Primeiro, Regina King confirmou seu favoritismo e recebeu o prêmio de atriz coadjuvante por Se a Rua Beale Falasse. Depois, Ruth E. Carter, que em 1993 fora a primeira mulher negra indicada ao Oscar de figurino, subiu ao palco para tornar-se também a primeira vencedora, agora por Pantera Negra. Por fim, sua colega de filme, Hannah Beachler, que já chegara à premiação como a primeira mulher negra indicada a design de produção, também fez história ao vencer. Para ter uma dimensão do que esses prêmios significam, considere que antes de Ruth E. Carter e Hannah Beachler, só uma mulher negra havia levado o Oscar em categorias diferentes das de atuação: Irene Cara, vencedora de canção original por “What a Feeling”, em 1983.

O Oscar 2019 teve outras vitórias importantes. Codirigido por Elizabeth Chai Vasarhelyi, Free Solo foi eleito melhor documentário – uma categoria na qual todos os cinco indicados tinham ao menos uma mulher na produção. Domee Shi, a primeira mulher a dirigir um curta da Pixar, mostrou que oportunidade é tudo e levou o prêmio de curta de animação por Bao. Já o troféu de curta de documentário foi para Absorvendo o Tabu, de Rayka Zehtabchi, que comentou: “Não acredito que um filme sobre menstruação ganhou o Oscar”.

A equipe de “Absorvendo o Tabu” no Oscar – Foto: Aaron Poole / ©A.M.P.A.S.

De fato, parecia inacreditável – até que as coisas foram ficando mais familiares. Salvo a inesperada (e bem-vinda) vitória de Olivia Colman como melhor atriz por A Favorita, a hora final do Oscar, centrada nas categorias principais, foi sem surpresas e  marcada pela habitual exclusão das mulheres. Sem profissionais femininas indicadas a melhor filme e direção, a expectativa era por uma eventual vitória nas categorias de roteiro adaptado ou original. No entanto, Poderia me Perdoar?, co-escrito por Nicole Holofcener, perdeu para Infiltrados na Klan, enquanto A Favorita, co-escrito por Deborah Davis, perdeu para Green Book – O Guia.

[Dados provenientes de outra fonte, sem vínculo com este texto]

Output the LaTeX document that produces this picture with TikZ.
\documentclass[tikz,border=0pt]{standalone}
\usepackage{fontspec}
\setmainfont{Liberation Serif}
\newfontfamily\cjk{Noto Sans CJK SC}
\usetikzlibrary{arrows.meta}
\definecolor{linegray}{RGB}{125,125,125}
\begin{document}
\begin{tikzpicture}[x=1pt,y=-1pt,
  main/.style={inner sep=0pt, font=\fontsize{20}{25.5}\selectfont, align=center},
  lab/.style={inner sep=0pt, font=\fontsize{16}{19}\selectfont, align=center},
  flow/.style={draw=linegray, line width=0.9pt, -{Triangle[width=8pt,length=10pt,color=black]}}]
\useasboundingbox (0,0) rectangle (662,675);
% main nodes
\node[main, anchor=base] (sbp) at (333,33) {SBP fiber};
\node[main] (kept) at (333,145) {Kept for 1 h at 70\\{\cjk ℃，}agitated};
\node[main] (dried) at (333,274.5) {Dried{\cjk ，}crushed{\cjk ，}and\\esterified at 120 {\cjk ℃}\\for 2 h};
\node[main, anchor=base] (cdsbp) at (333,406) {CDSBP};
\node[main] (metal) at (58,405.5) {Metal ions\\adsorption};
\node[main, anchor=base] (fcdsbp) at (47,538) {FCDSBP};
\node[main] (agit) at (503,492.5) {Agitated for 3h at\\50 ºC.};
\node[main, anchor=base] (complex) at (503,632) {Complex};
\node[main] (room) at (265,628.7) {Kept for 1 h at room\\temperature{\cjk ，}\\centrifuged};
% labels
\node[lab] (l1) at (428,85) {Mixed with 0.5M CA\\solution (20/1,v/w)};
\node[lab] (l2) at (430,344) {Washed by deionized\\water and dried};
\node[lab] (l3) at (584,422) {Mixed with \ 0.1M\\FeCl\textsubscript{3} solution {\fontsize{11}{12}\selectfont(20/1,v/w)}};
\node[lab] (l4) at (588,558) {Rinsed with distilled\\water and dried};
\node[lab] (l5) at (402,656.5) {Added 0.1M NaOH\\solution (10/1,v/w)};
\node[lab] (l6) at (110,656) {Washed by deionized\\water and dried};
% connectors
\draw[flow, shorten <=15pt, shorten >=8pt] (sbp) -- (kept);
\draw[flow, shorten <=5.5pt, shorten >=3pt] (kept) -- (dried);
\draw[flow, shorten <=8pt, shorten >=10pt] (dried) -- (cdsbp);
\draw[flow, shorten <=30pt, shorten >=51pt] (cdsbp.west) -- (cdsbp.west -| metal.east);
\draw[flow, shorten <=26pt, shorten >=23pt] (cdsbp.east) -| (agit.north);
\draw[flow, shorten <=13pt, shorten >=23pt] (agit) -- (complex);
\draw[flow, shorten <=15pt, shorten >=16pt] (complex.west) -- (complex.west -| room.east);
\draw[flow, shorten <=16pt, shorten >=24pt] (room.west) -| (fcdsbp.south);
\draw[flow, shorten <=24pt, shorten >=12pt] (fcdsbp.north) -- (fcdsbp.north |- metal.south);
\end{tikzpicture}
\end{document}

Foi o prenúncio do anti-clímax. Problemático em sua abordagem do racismo e infinitamente inferior a Roma e A Favorita, Green Book ganhou o troféu de melhor filme e escancarou as contradições do Oscar: em uma noite de recordes para mulheres e negros, a estatueta mais importante foi para homens brancos que produziram e dirigiram um controverso filme sobre preconceito racial.

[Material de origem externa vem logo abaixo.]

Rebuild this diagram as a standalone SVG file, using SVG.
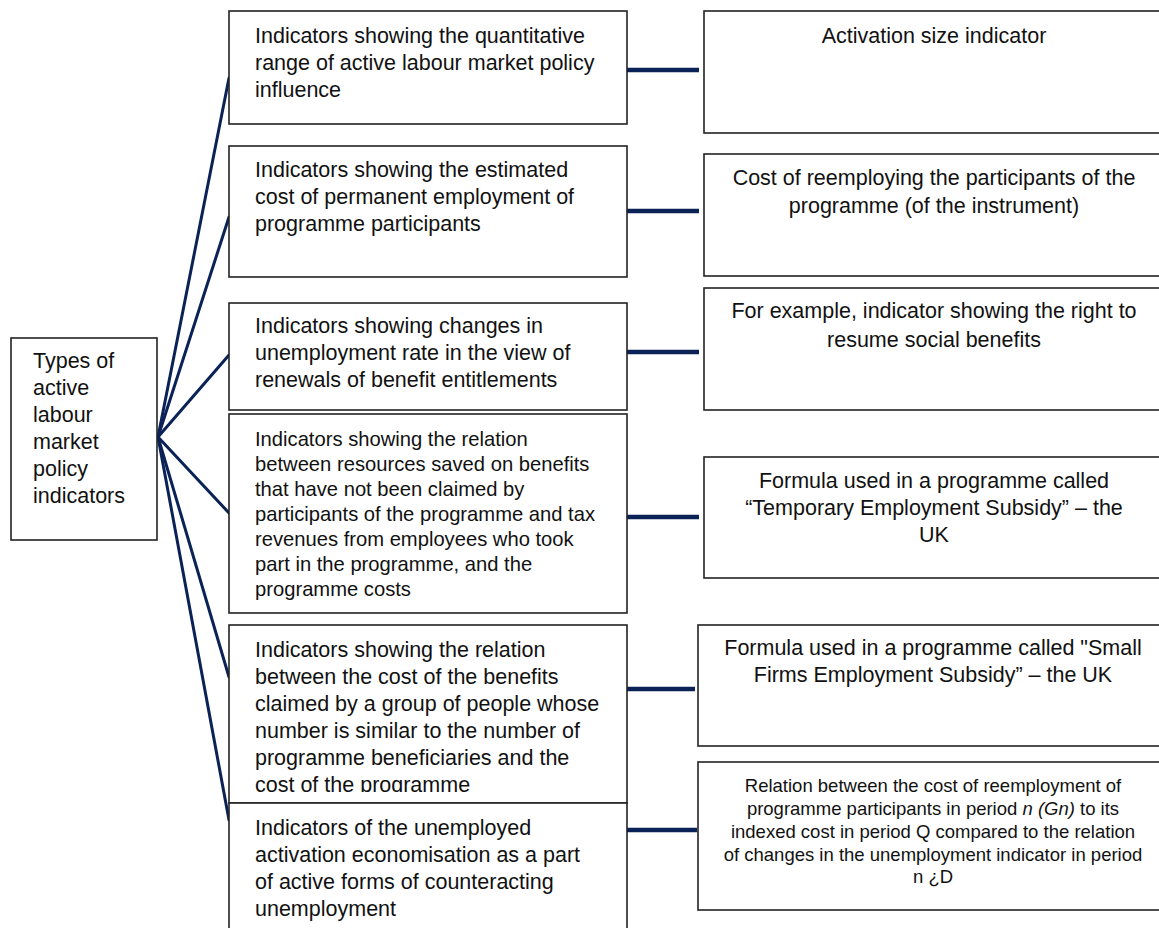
<svg xmlns="http://www.w3.org/2000/svg" width="1159" height="928" viewBox="0 0 1159 928">
<style>
.box{fill:#fff;stroke:#222;stroke-width:1.6}
.t{font-family:"Liberation Sans",Arial,sans-serif;font-size:21.5px;fill:#111}
.c{text-anchor:middle}
.s{font-size:18.5px}
.m{font-size:20.2px}
.fan{stroke:#0a2256;stroke-width:3;fill:none;stroke-linecap:round}
.h{stroke:#0a2256;stroke-width:4.5;fill:none}
</style>
<defs>
<clipPath id="clipM5"><rect x="229" y="625" width="398" height="167"/></clipPath>
</defs>
<rect width="1159" height="928" fill="#fff"/>
<g id="connectors">
<line class="fan" x1="158" y1="437" x2="229" y2="78"/>
<line class="fan" x1="158" y1="437" x2="229" y2="217"/>
<line class="fan" x1="158" y1="437" x2="229" y2="355"/>
<line class="fan" x1="158" y1="437" x2="229" y2="513"/>
<line class="fan" x1="158" y1="437" x2="229" y2="677"/>
<line class="fan" x1="158" y1="437" x2="229" y2="820"/>
<line class="h" x1="627" y1="70" x2="699" y2="70"/>
<line class="h" x1="627" y1="211" x2="699" y2="211"/>
<line class="h" x1="627" y1="352" x2="699" y2="352"/>
<line class="h" x1="627" y1="517" x2="699" y2="517"/>
<line class="h" x1="627" y1="689" x2="695" y2="689"/>
<line class="h" x1="627" y1="830" x2="697" y2="830"/>
</g>
<g id="root">
<rect class="box" x="11" y="338" width="146" height="202"/>
<text class="t"><tspan x="33" y="368">Types of</tspan><tspan x="33" y="395">active</tspan><tspan x="33" y="422">labour</tspan><tspan x="33" y="449">market</tspan><tspan x="33" y="476">policy</tspan><tspan x="33" y="503">indicators</tspan></text>
</g>
<g id="m1">
<rect class="box" x="229" y="11" width="398" height="113"/>
<text class="t"><tspan x="255" y="43">Indicators showing the quantitative</tspan><tspan x="255" y="70">range of active labour market policy</tspan><tspan x="255" y="97">influence</tspan></text>
</g>
<g id="m2">
<rect class="box" x="229" y="146" width="398" height="131"/>
<text class="t"><tspan x="255" y="177">Indicators showing the estimated</tspan><tspan x="255" y="204">cost of permanent employment of</tspan><tspan x="255" y="231">programme participants</tspan></text>
</g>
<g id="m3">
<rect class="box" x="229" y="303" width="398" height="107"/>
<text class="t"><tspan x="255" y="333">Indicators showing changes in</tspan><tspan x="255" y="360">unemployment rate in the view of</tspan><tspan x="255" y="387">renewals of benefit entitlements</tspan></text>
</g>
<g id="m4">
<rect class="box" x="229" y="414" width="398" height="199"/>
<text class="t m"><tspan x="255" y="446">Indicators showing the relation</tspan><tspan x="255" y="471">between resources saved on benefits</tspan><tspan x="255" y="496">that have not been claimed by</tspan><tspan x="255" y="521">participants of the programme and tax</tspan><tspan x="255" y="546">revenues from employees who took</tspan><tspan x="255" y="571">part in the programme, and the</tspan><tspan x="255" y="596">programme costs</tspan></text>
</g>
<g id="m5">
<rect class="box" x="229" y="625" width="398" height="178"/>
<text class="t" clip-path="url(#clipM5)"><tspan x="255" y="657">Indicators showing the relation</tspan><tspan x="255" y="684">between the cost of the benefits</tspan><tspan x="255" y="711">claimed by a group of people whose</tspan><tspan x="255" y="738">number is similar to the number of</tspan><tspan x="255" y="765">programme beneficiaries and the</tspan><tspan x="255" y="792">cost of the programme</tspan></text>
</g>
<g id="m6">
<rect class="box" x="229" y="803" width="398" height="140"/>
<text class="t"><tspan x="255" y="835">Indicators of the unemployed</tspan><tspan x="255" y="862">activation economisation as a part</tspan><tspan x="255" y="889">of active forms of counteracting</tspan><tspan x="255" y="916">unemployment</tspan></text>
</g>
<g id="r1">
<rect class="box" x="704" y="11" width="470" height="122"/>
<text class="t c" x="934" y="43">Activation size indicator</text>
</g>
<g id="r2">
<rect class="box" x="704" y="154" width="470" height="122"/>
<text class="t c"><tspan x="934" y="185">Cost of reemploying the participants of the</tspan><tspan x="934" y="213">programme (of the instrument)</tspan></text>
</g>
<g id="r3">
<rect class="box" x="704" y="288" width="470" height="122"/>
<text class="t c"><tspan x="934" y="318">For example, indicator showing the right to</tspan><tspan x="934" y="347">resume social benefits</tspan></text>
</g>
<g id="r4">
<rect class="box" x="704" y="457" width="470" height="121"/>
<text class="t c"><tspan x="934" y="488">Formula used in a programme called</tspan><tspan x="934" y="515">“Temporary Employment Subsidy” – the</tspan><tspan x="934" y="542">UK</tspan></text>
</g>
<g id="r5">
<rect class="box" x="698" y="625" width="476" height="121"/>
<text class="t c"><tspan x="933" y="655">Formula used in a programme called "Small</tspan><tspan x="933" y="682">Firms Employment Subsidy” – the UK</tspan></text>
</g>
<g id="r6">
<rect class="box" x="698" y="762" width="476" height="148"/>
<text class="t s c"><tspan x="933" y="792">Relation between the cost of reemployment of</tspan><tspan x="933" y="815">programme participants in period <tspan font-style="italic">n (Gn)</tspan> to its</tspan><tspan x="933" y="838">indexed cost in period Q compared to the relation</tspan><tspan x="933" y="861">of changes in the unemployment indicator in period</tspan><tspan x="933" y="883">n ¿D</tspan></text>
</g>
</svg>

O balde de água fria serviu para lembrar que o Oscar, assim como Hollywood, estão diretamente ligados à máquina de relações públicas do cinema comercial americano, que tenta embalar toda discussão complexa e difícil em um pacote simplista e vendável. A Academia e a indústria estão sendo levados a debater sobre temas como racismo e desigualdade de gênero, mas isso não significa que, de forma geral, estejam dispostos a encarar os problemas de frente e com o grau de investimento que uma mudança profunda requer.

No caso das mulheres, um recorde de vitórias não é necessariamente sinônimo de mudança. As profissionais continuaram excluídas de categorias cruciais do cinema – além de filme e direção, também montagem e direção de fotografia – e premiadas principalmente em categorias onde já têm uma presença mais ampla: figurino, design de produção, cabelo e maquiagem, curta-metragem e documentário. Dentro do maior prêmio do cinema comercial americano, coube reconhecer as mulheres justamente pelos formatos menos comerciais, num reflexo de que os grandes lançamentos e orçamentos continuam majoritariamente masculinos.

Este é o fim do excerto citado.